“Uh, hi?”
“Mommy!” Callie shrieked. “Brett and Jewmy played princess tea party with me today!”
“Good deal, honey pot. Where’s your brother?”
“Bathroom,” Jeremy answered as he dabbed the corners of his mouth with a napkin like he was some member of high society. I guessed the man really liked his tea parties.
I heard commotion coming from the bathroom as I walked down the hall, and what I saw froze me on site. Brett was crouched down with both hands in the toilet bowl while Trevor had a hold of one of my son’s legs and Luke was pulling him from under his arms. And was that…? Why was my butter in the bathroom?
“On the count of three. One, two—”
“What’s going on?” At the sound of my voice, three pairs of grownup eyes swung to me, all with different levels of oh, shit, so busted reflected back at me.
“Mommy!” Cameron let out a delighted shout. “I twied to flush myself again!”
I couldn’t hold back my laugh at Brett’s exclamation of, “Again!”
Oh, this was just too damn funny. “Brett, did you try to butter up my son?”
“Technically,” Trevor answered, “it’s margarine, so there’s that…”
“Beauty, this isn’t what it looks like,” Brett flustered.
“Really? Because it looks like you got my kid stuck in the toilet, then tried to baste him,” I managed to get out between hysterical giggles.
“So it’s exactly what it looks like,” Luke laughed.
Finally taking pity on the poor guy, I walked over to Cameron. “All right, bub. Turn your foot so your toes are at the front.” He did as told and his little foot popped right out. When I turned back to the hulking men crowding in my cramped bathroom, Trevor and Luke looked like they were trying their damnedest to keep from laughing while Brett looked like he was about to have an aneurysm.
“Not our first rodeo,” I told him with a laugh. “Or our third.”
“Mommy, guess what!” Cameron asked excitedly as he hopped up and down on the bathroom floor, flushing incident long forgotten.
“What, pumpkin?”
“Brett’s da best babysitter ever! He gave us pizza and watched movies with us and we haves a buddy code dats like a secret where we don’t tell you when he says bad words by accident! But I can’t tell you cuz its buddy code! OH! And I frowed up…like a whoooooole bunches.”
I heard Brett grumble, “Kinda defeating the purpose of buddy code there, little man,” before Cameron took off into the living room to go play with his sister.
Luke slapped Brett on the shoulder, telling him, “We’re out, man. Don’t need to be witness to whatever she’s about to do to you.” Then he was gone.
Trevor did the sign of the cross on Brett before bailing out and seconds later, I heard the front door open and close.

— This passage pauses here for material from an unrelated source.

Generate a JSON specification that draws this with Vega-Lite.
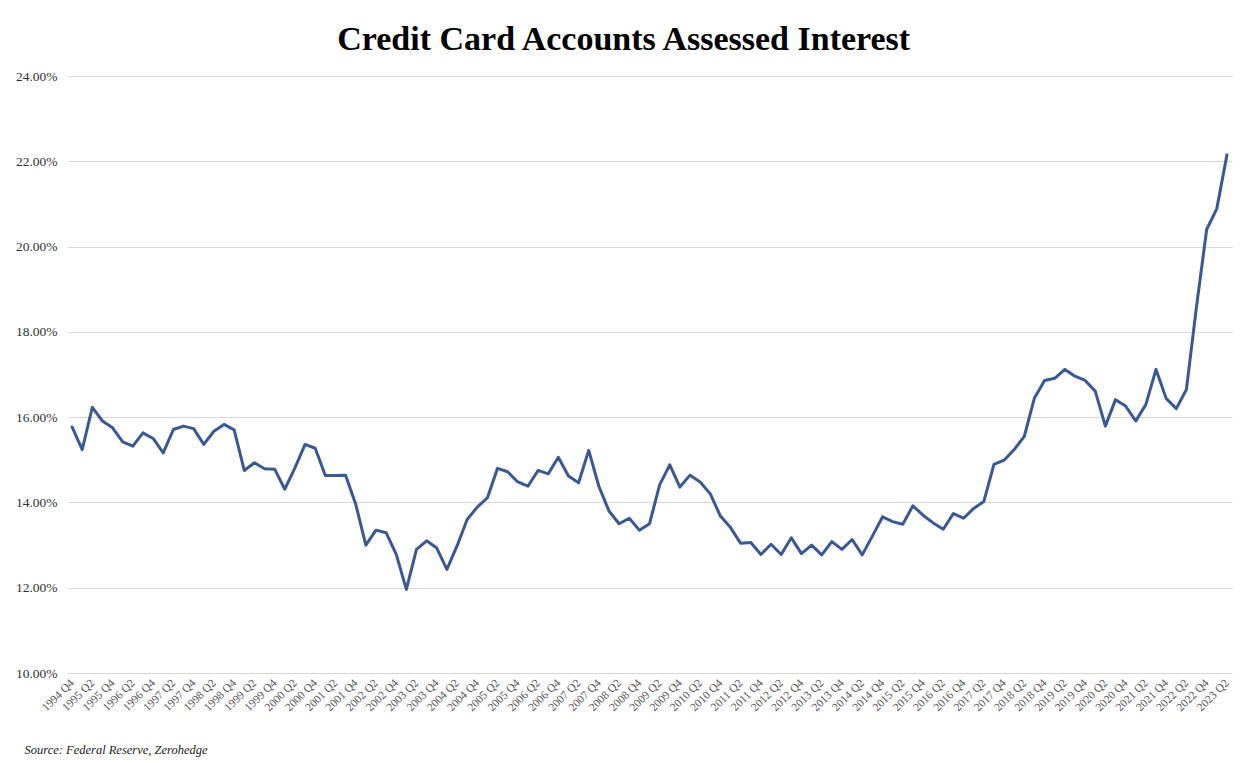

“Kenz, I’m so damn sorry…” Brett started, but I held my hand up to stop him.
“I’m gonna go in order here, so try and keep up. First, no more buddy code, okay? I didn’t expect your first foray into babysitting to be a perfect ten, especially with those two, but you can’t teach them to keep secrets from me. Not even if it’s obvious they can’t keep their mouths shut to save their lives.” He gave me an ashamed nod. “Second, if something happens like, oh say, my son trying to flush himself down the toilet and getting stuck, all you have to do is call me. Odds are I’ll know how to get him out of whatever he got himself into, so there won’t be a need to butter him up like a Thanksgiving turkey. Also, I get you were trying to win cool points, but heads up, any dairy after a stomach virus is a definite no no. But I’m pretty certain you learned that lesson the hard way.”
“That’s the friggin’ understatement of the century. You must hate me right now,” he mumbled with his head hung, but I pushed forward, ignoring his statement.

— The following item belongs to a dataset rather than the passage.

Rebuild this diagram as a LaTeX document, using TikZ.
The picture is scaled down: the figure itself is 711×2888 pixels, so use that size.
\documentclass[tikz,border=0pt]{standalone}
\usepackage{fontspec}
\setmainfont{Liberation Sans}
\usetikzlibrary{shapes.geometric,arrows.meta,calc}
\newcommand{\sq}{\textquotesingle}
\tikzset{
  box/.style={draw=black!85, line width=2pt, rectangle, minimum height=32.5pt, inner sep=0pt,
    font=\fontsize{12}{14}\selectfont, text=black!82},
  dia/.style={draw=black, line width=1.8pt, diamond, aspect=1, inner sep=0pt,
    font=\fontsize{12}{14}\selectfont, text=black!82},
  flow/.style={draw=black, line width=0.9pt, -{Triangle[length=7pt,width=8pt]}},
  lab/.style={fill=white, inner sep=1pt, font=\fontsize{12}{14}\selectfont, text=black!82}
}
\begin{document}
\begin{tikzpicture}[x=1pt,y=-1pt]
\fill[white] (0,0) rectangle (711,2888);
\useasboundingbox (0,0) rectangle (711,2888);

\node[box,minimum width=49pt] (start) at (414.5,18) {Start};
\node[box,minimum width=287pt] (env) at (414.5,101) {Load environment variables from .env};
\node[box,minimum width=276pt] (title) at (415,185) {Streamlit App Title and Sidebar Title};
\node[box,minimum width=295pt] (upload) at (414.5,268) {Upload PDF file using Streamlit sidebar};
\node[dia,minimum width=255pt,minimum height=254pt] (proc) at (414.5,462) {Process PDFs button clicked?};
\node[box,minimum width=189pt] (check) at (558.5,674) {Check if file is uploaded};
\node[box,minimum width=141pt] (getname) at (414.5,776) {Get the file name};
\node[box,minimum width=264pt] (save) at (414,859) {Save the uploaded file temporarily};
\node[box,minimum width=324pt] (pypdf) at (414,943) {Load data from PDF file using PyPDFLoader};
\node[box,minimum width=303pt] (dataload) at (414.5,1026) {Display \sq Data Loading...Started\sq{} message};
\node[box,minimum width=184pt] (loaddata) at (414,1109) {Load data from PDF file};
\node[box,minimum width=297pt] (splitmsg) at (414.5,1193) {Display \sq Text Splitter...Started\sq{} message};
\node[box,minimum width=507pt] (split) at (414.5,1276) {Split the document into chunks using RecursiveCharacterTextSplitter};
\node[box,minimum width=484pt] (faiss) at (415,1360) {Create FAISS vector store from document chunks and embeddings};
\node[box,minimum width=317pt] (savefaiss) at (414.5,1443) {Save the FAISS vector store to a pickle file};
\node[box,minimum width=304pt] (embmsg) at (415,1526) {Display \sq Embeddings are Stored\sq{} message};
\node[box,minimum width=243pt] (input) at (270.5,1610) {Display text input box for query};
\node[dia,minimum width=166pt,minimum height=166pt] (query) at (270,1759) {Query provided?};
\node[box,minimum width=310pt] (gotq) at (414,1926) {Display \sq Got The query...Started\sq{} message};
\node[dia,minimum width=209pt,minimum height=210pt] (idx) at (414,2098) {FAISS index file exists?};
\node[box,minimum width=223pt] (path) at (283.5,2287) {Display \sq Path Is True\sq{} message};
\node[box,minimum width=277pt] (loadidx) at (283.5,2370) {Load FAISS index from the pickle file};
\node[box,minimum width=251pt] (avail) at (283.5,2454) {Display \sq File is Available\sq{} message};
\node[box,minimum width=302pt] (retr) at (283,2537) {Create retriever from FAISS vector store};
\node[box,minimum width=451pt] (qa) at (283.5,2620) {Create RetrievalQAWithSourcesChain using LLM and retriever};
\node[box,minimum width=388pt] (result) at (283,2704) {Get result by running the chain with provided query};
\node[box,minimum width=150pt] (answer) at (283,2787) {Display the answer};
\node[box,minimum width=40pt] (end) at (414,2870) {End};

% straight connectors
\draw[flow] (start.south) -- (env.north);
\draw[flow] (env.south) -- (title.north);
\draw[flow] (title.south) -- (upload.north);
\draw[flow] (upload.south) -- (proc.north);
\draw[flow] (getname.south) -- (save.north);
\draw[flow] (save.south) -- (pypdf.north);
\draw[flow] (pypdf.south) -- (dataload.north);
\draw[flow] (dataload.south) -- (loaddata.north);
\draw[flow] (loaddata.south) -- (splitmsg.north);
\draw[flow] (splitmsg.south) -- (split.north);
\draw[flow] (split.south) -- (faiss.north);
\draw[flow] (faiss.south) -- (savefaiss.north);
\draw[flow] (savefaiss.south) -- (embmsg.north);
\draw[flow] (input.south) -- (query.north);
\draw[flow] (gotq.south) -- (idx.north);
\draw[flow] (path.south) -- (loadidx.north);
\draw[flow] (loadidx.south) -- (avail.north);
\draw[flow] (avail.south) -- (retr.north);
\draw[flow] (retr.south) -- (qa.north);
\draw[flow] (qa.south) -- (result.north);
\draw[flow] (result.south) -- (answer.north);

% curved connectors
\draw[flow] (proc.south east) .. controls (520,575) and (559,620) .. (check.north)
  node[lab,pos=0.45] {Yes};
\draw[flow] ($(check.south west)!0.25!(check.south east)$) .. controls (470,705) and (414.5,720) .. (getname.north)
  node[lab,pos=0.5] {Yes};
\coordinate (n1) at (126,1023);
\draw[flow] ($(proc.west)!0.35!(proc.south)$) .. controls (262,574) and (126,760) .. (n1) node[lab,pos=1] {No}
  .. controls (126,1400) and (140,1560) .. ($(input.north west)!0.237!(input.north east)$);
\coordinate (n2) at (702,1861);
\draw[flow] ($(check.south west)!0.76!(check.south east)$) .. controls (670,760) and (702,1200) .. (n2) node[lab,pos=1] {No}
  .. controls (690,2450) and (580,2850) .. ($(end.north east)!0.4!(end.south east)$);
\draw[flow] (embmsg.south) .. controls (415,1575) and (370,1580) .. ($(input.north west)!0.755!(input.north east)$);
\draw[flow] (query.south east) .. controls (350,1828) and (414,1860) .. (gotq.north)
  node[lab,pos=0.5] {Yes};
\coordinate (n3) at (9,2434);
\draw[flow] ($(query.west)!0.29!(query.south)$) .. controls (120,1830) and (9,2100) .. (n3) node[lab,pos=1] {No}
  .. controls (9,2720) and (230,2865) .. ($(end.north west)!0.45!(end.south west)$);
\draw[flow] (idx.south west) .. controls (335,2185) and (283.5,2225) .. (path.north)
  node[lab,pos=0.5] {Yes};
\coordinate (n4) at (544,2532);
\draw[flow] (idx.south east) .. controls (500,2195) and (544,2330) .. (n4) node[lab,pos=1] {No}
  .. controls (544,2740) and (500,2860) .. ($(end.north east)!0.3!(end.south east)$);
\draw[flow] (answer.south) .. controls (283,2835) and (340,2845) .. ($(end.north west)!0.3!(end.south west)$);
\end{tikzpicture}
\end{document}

“And you have to watch your language. I know it’s hard, trust me, but they’re like little sponges. Those damn kids soak up everything.”
“Ain’t that the damn truth.”
“And last…thank you.”
His head shot up as he stared back at me with his wide brown eyes. “Thank you? For what? I’m the worst babysitter in the history of babysitting.”
I couldn’t help myself; he was just so damn cute standing there all down on himself. I stepped up to him and cupped his cheek. “Thank you for liking my kids so much that you wanted to spoil them with pizza, even though it wasn’t the best idea since they’ve been sick to their stomachs. Thank you for playing princess tea party with my little girl. I promise you, that made her entire week. Thank you for sitting through God knows how many kids movies just because it’s what they wanted.”